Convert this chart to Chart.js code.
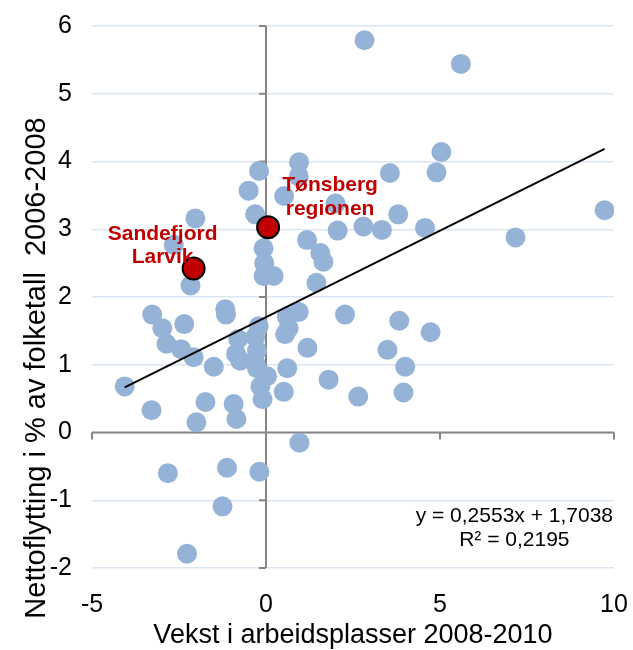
<!DOCTYPE html>
<html>
<head>
<meta charset="utf-8">
<script src="https://cdn.jsdelivr.net/npm/chart.js@4.4.1/dist/chart.umd.min.js"></script>
<style>
  html, body { margin: 0; padding: 0; background: #fff; }
  #wrap { width: 633px; height: 650px; }
</style>
</head>
<body>
<div id="wrap"><canvas id="chart" width="633" height="650"></canvas></div>
<script>
// ----- DATA -----
// x: vekst i arbeidsplasser 2008-2010, y: nettoflytting 2006-2008 (% av folketall)
const jobGrowth = [
    2.83, 5.60, 5.04, 4.90, 3.56, 0.95, 0.94, 0.52, 2.00, 3.80,
    4.57, 2.80, 3.33, 2.06, 1.18, 1.56, 1.65, 1.45, 7.17, 9.73,
    -0.20, -0.50, -0.31, -2.03, -0.07, -2.65, -0.05, -0.07, 0.22, -2.17,
    -3.27, -2.98, -2.35, -2.86, -2.44, -2.08, -1.50, -1.17, -1.15, -0.80,
    -0.86, -0.74, -0.21, -0.31, -0.26, -0.31, -0.26, 0.03, -0.16, -0.10,
    0.60, 0.94, 0.65, 0.55, 1.19, 0.61, 0.51, 1.80, 2.27, 2.65,
    -4.06, -3.29, -1.74, -2.00, -0.93, -0.85, 0.96, -2.82, -1.12, -0.19,
    -1.25, -2.27, 3.83, 4.73, 3.49, 4.00, 3.95
];
const netMigration = [
    5.79, 5.44, 4.14, 3.84, 3.83, 3.99, 3.78, 3.49, 3.38, 3.22,
    3.02, 3.04, 2.99, 2.98, 2.84, 2.65, 2.52, 2.21, 2.88, 3.28,
    3.86, 3.57, 3.22, 3.16, 2.72, 2.77, 2.50, 2.31, 2.31, 2.17,
    1.74, 1.54, 1.60, 1.31, 1.23, 1.11, 0.97, 1.82, 1.74, 1.38,
    1.16, 1.06, 1.57, 1.41, 1.21, 1.04, 0.95, 0.83, 0.68, 0.49,
    1.71, 1.78, 1.54, 1.45, 1.25, 0.95, 0.60, 0.78, 1.74, 0.53,
    0.68, 0.33, 0.45, 0.15, 0.42, 0.20, -0.15, -0.60, -0.52, -0.58,
    -1.09, -1.79, 1.65, 1.48, 1.22, 0.97, 0.59
];

const highlightNames = [['Sandefjord', 'Larvik'], ['Tønsberg', 'regionen']];
const highlightX = [-2.08, 0.06];
const highlightY = [2.42, 3.03];

const xTicks = [-5, 0, 5, 10];
const yTicks = [-2, -1, 0, 1, 2, 3, 4, 5, 6];

// lineær trendlinje fra Excel
const trendSlope = 0.2553;
const trendIntercept = 1.7038;
const equationLines = ['y = 0,2553x + 1,7038', 'R² = 0,2195'];

const xTitle = 'Vekst i arbeidsplasser 2008-2010';
const yTitle = 'Nettoflytting i % av folketall  2006-2008';

// ----- STYLE -----
const FONT = '"Liberation Sans", Arial, sans-serif';
const BLUE = '#95B3D7';
const RED = '#C00000';
const AXIS_GREY = '#868686';

const xMinData = Math.min(...jobGrowth);
const xMaxData = Math.max(...jobGrowth);

const scatterPoints = jobGrowth.map((x, i) => ({ x, y: netMigration[i] }));
const highlightPoints = highlightX.map((x, i) => ({ x, y: highlightY[i] }));
const trendPoints = [xMinData, xMaxData].map(x => ({ x, y: trendSlope * x + trendIntercept }));

// label offsets (px) from each highlighted point: [dx, baseline dy of each line]
const labelOffsets = [[-31, [-29, -6]], [62, [-36, -12]]];

const overlayPlugin = {
    id: 'overlay',
    beforeDatasetsDraw(chart) {
        const { ctx, chartArea, scales: { x, y } } = chart;
        const x0 = x.getPixelForValue(0);
        const y0 = y.getPixelForValue(0);
        ctx.save();
        ctx.strokeStyle = AXIS_GREY;
        ctx.lineWidth = 2;
        ctx.beginPath();
        // vertical axis through x = 0
        ctx.moveTo(x0, chartArea.top);
        ctx.lineTo(x0, chartArea.bottom);
        yTicks.forEach(v => {
            const p = y.getPixelForValue(v);
            ctx.moveTo(x0 - 7, p);
            ctx.lineTo(x0, p);
        });
        // horizontal axis through y = 0
        ctx.moveTo(chartArea.left, y0);
        ctx.lineTo(chartArea.right, y0);
        xTicks.forEach(v => {
            const p = x.getPixelForValue(v);
            ctx.moveTo(p, y0);
            ctx.lineTo(p, y0 + 7);
        });
        ctx.stroke();
        ctx.restore();
    },
    afterDraw(chart) {
        const { ctx, chartArea, scales: { x, y } } = chart;
        ctx.save();

        // point labels
        ctx.fillStyle = RED;
        ctx.font = `bold 21px ${FONT}`;
        ctx.textAlign = 'center';
        ctx.textBaseline = 'alphabetic';
        highlightNames.forEach((lines, i) => {
            const px = x.getPixelForValue(highlightX[i]);
            const py = y.getPixelForValue(highlightY[i]);
            const [dx, dys] = labelOffsets[i];
            lines.forEach((txt, j) => ctx.fillText(txt, px + dx, py + dys[j]));
        });

        // trendline equation
        ctx.fillStyle = '#000';
        ctx.font = `21px ${FONT}`;
        ctx.textAlign = 'right';
        ctx.fillText(equationLines[0], chartArea.right - 1, 522);
        const eqWidth = ctx.measureText(equationLines[0]).width;
        ctx.textAlign = 'center';
        ctx.fillText(equationLines[1], chartArea.right - 1 - eqWidth / 2, 546);

        // axis titles
        ctx.font = `27px ${FONT}`;
        ctx.textBaseline = 'middle';
        ctx.fillText(xTitle, (chartArea.left + chartArea.right) / 2, 636);
        ctx.translate(37, 368);
        ctx.rotate(-Math.PI / 2);
        ctx.font = `29px ${FONT}`;
        ctx.fillText(yTitle, 0, 0);

        ctx.restore();
    }
};

new Chart(document.getElementById('chart'), {
    type: 'scatter',
    data: {
        datasets: [
            {
                label: 'Highlighted',
                data: highlightPoints,
                backgroundColor: RED,
                borderColor: '#000',
                borderWidth: 2,
                pointRadius: 11,
                order: 0
            },
            {
                label: 'Trend',
                type: 'line',
                data: trendPoints,
                borderColor: '#000',
                borderWidth: 2,
                pointRadius: 0,
                fill: false,
                order: 1
            },
            {
                label: 'Kommuner',
                data: scatterPoints,
                backgroundColor: BLUE,
                borderWidth: 0,
                pointRadius: 10,
                order: 2
            }
        ]
    },
    options: {
        responsive: false,
        animation: false,
        devicePixelRatio: 1,
        events: [],
        layout: { padding: { top: 26, right: 19, left: 0, bottom: 0 } },
        plugins: {
            legend: { display: false },
            tooltip: { enabled: false }
        },
        scales: {
            x: {
                type: 'linear',
                min: -5,
                max: 10,
                afterBuildTicks: scale => { scale.ticks = xTicks.map(value => ({ value })); },
                ticks: {
                    color: '#000',
                    padding: 22,
                    font: { family: FONT, size: 25 },
                    callback: v => String(v)
                },
                grid: { display: false, drawTicks: false },
                border: { display: false },
                afterFit: scale => {
                    scale.height = 82;
                    scale.paddingLeft = 0;
                    scale.paddingRight = 0;
                }
            },
            y: {
                type: 'linear',
                min: -2,
                max: 6,
                afterBuildTicks: scale => { scale.ticks = yTicks.map(value => ({ value })); },
                ticks: {
                    color: '#000',
                    padding: 20,
                    font: { family: FONT, size: 25 },
                    callback: v => String(v)
                },
                grid: { color: '#DBE5F1', lineWidth: 1.5, drawTicks: false },
                border: { display: false },
                afterFit: scale => {
                    scale.width = 92;
                    scale.paddingTop = 0;
                    scale.paddingBottom = 0;
                }
            }
        }
    },
    plugins: [overlayPlugin]
});
</script>
</body>
</html>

⁂

Your objective:
Repeat exactly and only the lines from the start of the data above through the line that holds "const highlightY = [2.42, 3.03];", inclusive. Pictures do not belong in the copy.

Result for this exercise:
Convert this chart to Chart.js code.
<!DOCTYPE html>
<html>
<head>
<meta charset="utf-8">
<script src="https://cdn.jsdelivr.net/npm/chart.js@4.4.1/dist/chart.umd.min.js"></script>
<style>
  html, body { margin: 0; padding: 0; background: #fff; }
  #wrap { width: 633px; height: 650px; }
</style>
</head>
<body>
<div id="wrap"><canvas id="chart" width="633" height="650"></canvas></div>
<script>
// ----- DATA -----
// x: vekst i arbeidsplasser 2008-2010, y: nettoflytting 2006-2008 (% av folketall)
const jobGrowth = [
    2.83, 5.60, 5.04, 4.90, 3.56, 0.95, 0.94, 0.52, 2.00, 3.80,
    4.57, 2.80, 3.33, 2.06, 1.18, 1.56, 1.65, 1.45, 7.17, 9.73,
    -0.20, -0.50, -0.31, -2.03, -0.07, -2.65, -0.05, -0.07, 0.22, -2.17,
    -3.27, -2.98, -2.35, -2.86, -2.44, -2.08, -1.50, -1.17, -1.15, -0.80,
    -0.86, -0.74, -0.21, -0.31, -0.26, -0.31, -0.26, 0.03, -0.16, -0.10,
    0.60, 0.94, 0.65, 0.55, 1.19, 0.61, 0.51, 1.80, 2.27, 2.65,
    -4.06, -3.29, -1.74, -2.00, -0.93, -0.85, 0.96, -2.82, -1.12, -0.19,
    -1.25, -2.27, 3.83, 4.73, 3.49, 4.00, 3.95
];
const netMigration = [
    5.79, 5.44, 4.14, 3.84, 3.83, 3.99, 3.78, 3.49, 3.38, 3.22,
    3.02, 3.04, 2.99, 2.98, 2.84, 2.65, 2.52, 2.21, 2.88, 3.28,
    3.86, 3.57, 3.22, 3.16, 2.72, 2.77, 2.50, 2.31, 2.31, 2.17,
    1.74, 1.54, 1.60, 1.31, 1.23, 1.11, 0.97, 1.82, 1.74, 1.38,
    1.16, 1.06, 1.57, 1.41, 1.21, 1.04, 0.95, 0.83, 0.68, 0.49,
    1.71, 1.78, 1.54, 1.45, 1.25, 0.95, 0.60, 0.78, 1.74, 0.53,
    0.68, 0.33, 0.45, 0.15, 0.42, 0.20, -0.15, -0.60, -0.52, -0.58,
    -1.09, -1.79, 1.65, 1.48, 1.22, 0.97, 0.59
];

const highlightNames = [['Sandefjord', 'Larvik'], ['Tønsberg', 'regionen']];
const highlightX = [-2.08, 0.06];
const highlightY = [2.42, 3.03];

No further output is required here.